作者朱晓阳长期扎根在宏仁村,对村裡情况很熟悉,也是在长期调研后他才发觉人类学范式的不足,著名人类学家詹姆斯·斯科特也对东南亚地带作过“逃避统治”的研究,也贯之以“弱者的武器”,把农民的不合作的消极应付行为视作他们对抗国家权力的武器。但是,作者对这种“抵抗-统治”话语极其不满,其解释力欠奉。
Ⅰ / 过去、现在
根据作者观察,农民的前现代观念,反而深刻地促进了农民对于现代化和城市化的“激进要求”,例如新中国土改分地和水利建设,于是村民还是把国家视为农民的父母。然而他们担心国家会随时收走自己的田地和利益,反而支持拆迁后马上拿钱,钱财比起会被征用的土地反而更实在。

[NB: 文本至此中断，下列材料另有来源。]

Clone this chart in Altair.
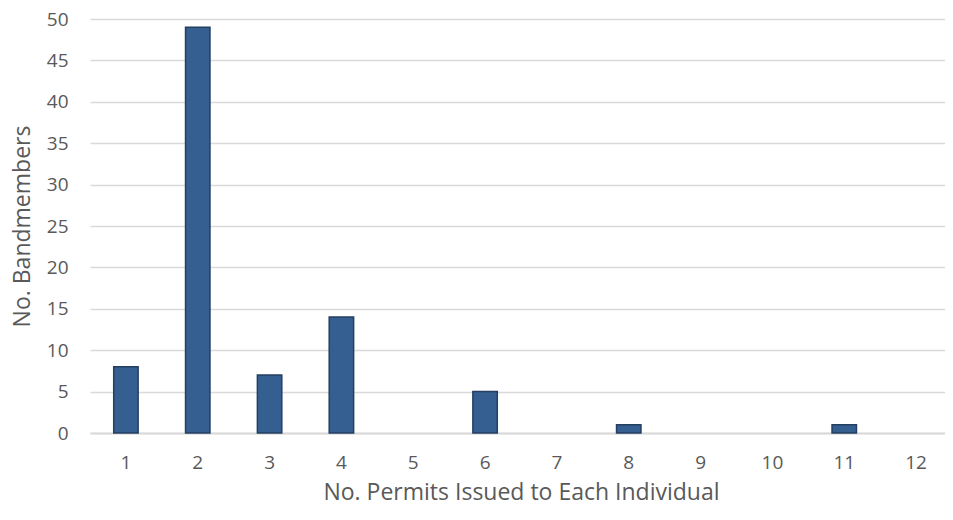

除此之外,小村内的人地和人人关系,也体现了农村在这五十年的变化。“皇权不下乡”成为了中国古代政治的刻板印象,可是小村和大村之间如果有不和,仍然依赖官府来定夺,其中最典型的就是水源问题,清朝官府定下来分水原则的石碑至今仍在,利用自己智慧来帮助村民争水的人物也被供奉于庙内,即使经历了土地改革,但是大庙仍然是小村的心脏,是村中大会和娱乐活动的主要场所。
所以,历史学或人类学里面的一些观点,也不太适用于复杂的实际状况。小村由乡绅维持秩序,国家(官府)一般不直接出面,土改后则由新的国家机关维持,改开分地后则变成了新精英阶层(小老板,新村委书记)互相竞争。但是,有些东西还是不变的,小村共同体的习惯才是最大的“法”,例如农民认为水利工程非常重要,所以如果有人因为掉进水沟而溺毙,也不能怨水利工程。这显然是为了维持水利这一公共利益的权威。而且农民在面对拆迁和宅基地的时候,也不只是盯著自己的一亩三分地,他们同样拒绝自己或他人侵犯各自利益。依作者观点,这是均富,损有馀补不足(非资本主义的)的道义经济学。“水利导致东方专制主义”的观点大而不当,在微观层面其实极缺乏说服力,斯科特的弱者的武器更是陷入主观二元之泥淖。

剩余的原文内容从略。